▸ **TASK DIRECTIONS**: Repeat every line of the listing below exactly, minus the pictures.
==== DATA ====
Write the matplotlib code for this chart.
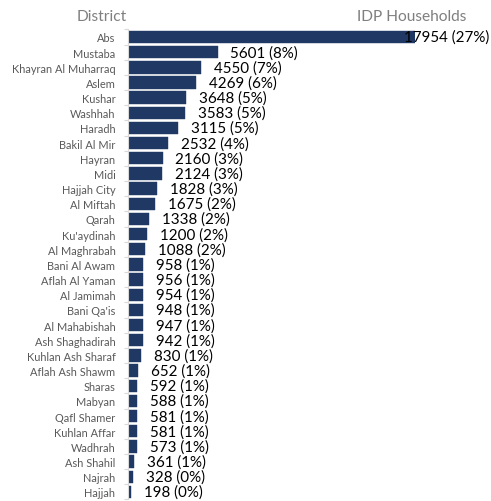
import numpy as np
import matplotlib.pyplot as plt
from matplotlib.ticker import FixedLocator
from matplotlib.transforms import blended_transform_factory

districts = ['Abs', 'Mustaba', 'Khayran Al Muharraq', 'Aslem', 'Kushar', 'Washhah',
             'Haradh', 'Bakil Al Mir', 'Hayran', 'Midi', 'Hajjah City', 'Al Miftah',
             'Qarah', "Ku'aydinah", 'Al Maghrabah', 'Bani Al Awam', 'Aflah Al Yaman',
             'Al Jamimah', "Bani Qa'is", 'Al Mahabishah', 'Ash Shaghadirah',
             'Kuhlan Ash Sharaf', 'Aflah Ash Shawm', 'Sharas', 'Mabyan', 'Qafl Shamer',
             'Kuhlan Affar', 'Wadhrah', 'Ash Shahil', 'Najrah', 'Hajjah']
households = [17954, 5601, 4550, 4269, 3648, 3583, 3115, 2532, 2160, 2124, 1828, 1675,
              1338, 1200, 1088, 958, 956, 954, 948, 947, 942, 830, 652, 592, 588, 581,
              581, 573, 361, 328, 198]
percents = [27, 8, 7, 6, 5, 5, 5, 4, 3, 3, 3, 2, 2, 2, 2, 1, 1, 1, 1, 1, 1, 1, 1, 1,
            1, 1, 1, 1, 1, 0, 0]

plt.rcParams['font.family'] = ['Lato', 'DejaVu Sans']

fig = plt.figure(figsize=(4.91, 5.02), dpi=100)
ax = fig.add_axes([128 / 491, 0.003, (415 - 128) / 491, 0.9365])

y = np.arange(len(districts))
ax.barh(y, households, height=0.82, color='#1f3864', edgecolor='#1f3864', linewidth=0.3)

ax.set_ylim(len(districts) - 0.5, -0.5)
ax.set_xlim(0, max(households))

ax.set_yticks(y)
ax.set_yticklabels(districts, fontsize=7.9, color='#595959')
ax.tick_params(axis='y', which='major', length=0, pad=9)
ax.yaxis.set_minor_locator(FixedLocator(np.arange(-0.5, len(districts), 1.0)))
ax.tick_params(axis='y', which='minor', length=3, color='#d9d9d9', width=0.8)
ax.set_xticks([])

for s in ['top', 'right', 'bottom']:
    ax.spines[s].set_visible(False)
ax.spines['left'].set_color('#d9d9d9')
ax.spines['left'].set_linewidth(0.8)

xmax = max(households)
edge = blended_transform_factory(fig.transFigure, ax.transData)
for i, (v, p) in enumerate(zip(households, percents)):
    txt = f'{v} ({p}%)'
    if v > 0.9 * xmax:
        # label pushed back inside the chart area, as in the original
        ax.text(489 / 491, i, txt, va='center', ha='right', fontsize=10.9,
                color='black', transform=edge)
    else:
        ax.text(v + 0.045 * xmax, i, txt, va='center', ha='left', fontsize=10.9,
                color='black')

fig.text(102 / 491, 1 - 17 / 502, 'District', ha='center', va='center',
         fontsize=11.2, color='#7f7f7f')
fig.text(412 / 491, 1 - 17 / 502, 'IDP Households', ha='center', va='center',
         fontsize=11.2, color='#7f7f7f')

fig.savefig('out.png', dpi=100)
====
▸ **CORRECT OUTPUT**:
Write the matplotlib code for this chart.
import numpy as np
import matplotlib.pyplot as plt
from matplotlib.ticker import FixedLocator
from matplotlib.transforms import blended_transform_factory

districts = ['Abs', 'Mustaba', 'Khayran Al Muharraq', 'Aslem', 'Kushar', 'Washhah',
             'Haradh', 'Bakil Al Mir', 'Hayran', 'Midi', 'Hajjah City', 'Al Miftah',
             'Qarah', "Ku'aydinah", 'Al Maghrabah', 'Bani Al Awam', 'Aflah Al Yaman',
             'Al Jamimah', "Bani Qa'is", 'Al Mahabishah', 'Ash Shaghadirah',
             'Kuhlan Ash Sharaf', 'Aflah Ash Shawm', 'Sharas', 'Mabyan', 'Qafl Shamer',
             'Kuhlan Affar', 'Wadhrah', 'Ash Shahil', 'Najrah', 'Hajjah']
households = [17954, 5601, 4550, 4269, 3648, 3583, 3115, 2532, 2160, 2124, 1828, 1675,
              1338, 1200, 1088, 958, 956, 954, 948, 947, 942, 830, 652, 592, 588, 581,
              581, 573, 361, 328, 198]
percents = [27, 8, 7, 6, 5, 5, 5, 4, 3, 3, 3, 2, 2, 2, 2, 1, 1, 1, 1, 1, 1, 1, 1, 1,
            1, 1, 1, 1, 1, 0, 0]

plt.rcParams['font.family'] = ['Lato', 'DejaVu Sans']

fig = plt.figure(figsize=(4.91, 5.02), dpi=100)
ax = fig.add_axes([128 / 491, 0.003, (415 - 128) / 491, 0.9365])

y = np.arange(len(districts))
ax.barh(y, households, height=0.82, color='#1f3864', edgecolor='#1f3864', linewidth=0.3)

ax.set_ylim(len(districts) - 0.5, -0.5)
ax.set_xlim(0, max(households))

ax.set_yticks(y)
ax.set_yticklabels(districts, fontsize=7.9, color='#595959')
ax.tick_params(axis='y', which='major', length=0, pad=9)
ax.yaxis.set_minor_locator(FixedLocator(np.arange(-0.5, len(districts), 1.0)))
ax.tick_params(axis='y', which='minor', length=3, color='#d9d9d9', width=0.8)
ax.set_xticks([])

for s in ['top', 'right', 'bottom']:
    ax.spines[s].set_visible(False)
ax.spines['left'].set_color('#d9d9d9')
ax.spines['left'].set_linewidth(0.8)

xmax = max(households)
edge = blended_transform_factory(fig.transFigure, ax.transData)
for i, (v, p) in enumerate(zip(households, percents)):
    txt = f'{v} ({p}%)'
    if v > 0.9 * xmax:
        # label pushed back inside the chart area, as in the original
        ax.text(489 / 491, i, txt, va='center', ha='right', fontsize=10.9,
                color='black', transform=edge)
    else:
        ax.text(v + 0.045 * xmax, i, txt, va='center', ha='left', fontsize=10.9,
                color='black')

fig.text(102 / 491, 1 - 17 / 502, 'District', ha='center', va='center',
         fontsize=11.2, color='#7f7f7f')
fig.text(412 / 491, 1 - 17 / 502, 'IDP Households', ha='center', va='center',
         fontsize=11.2, color='#7f7f7f')

fig.savefig('out.png', dpi=100)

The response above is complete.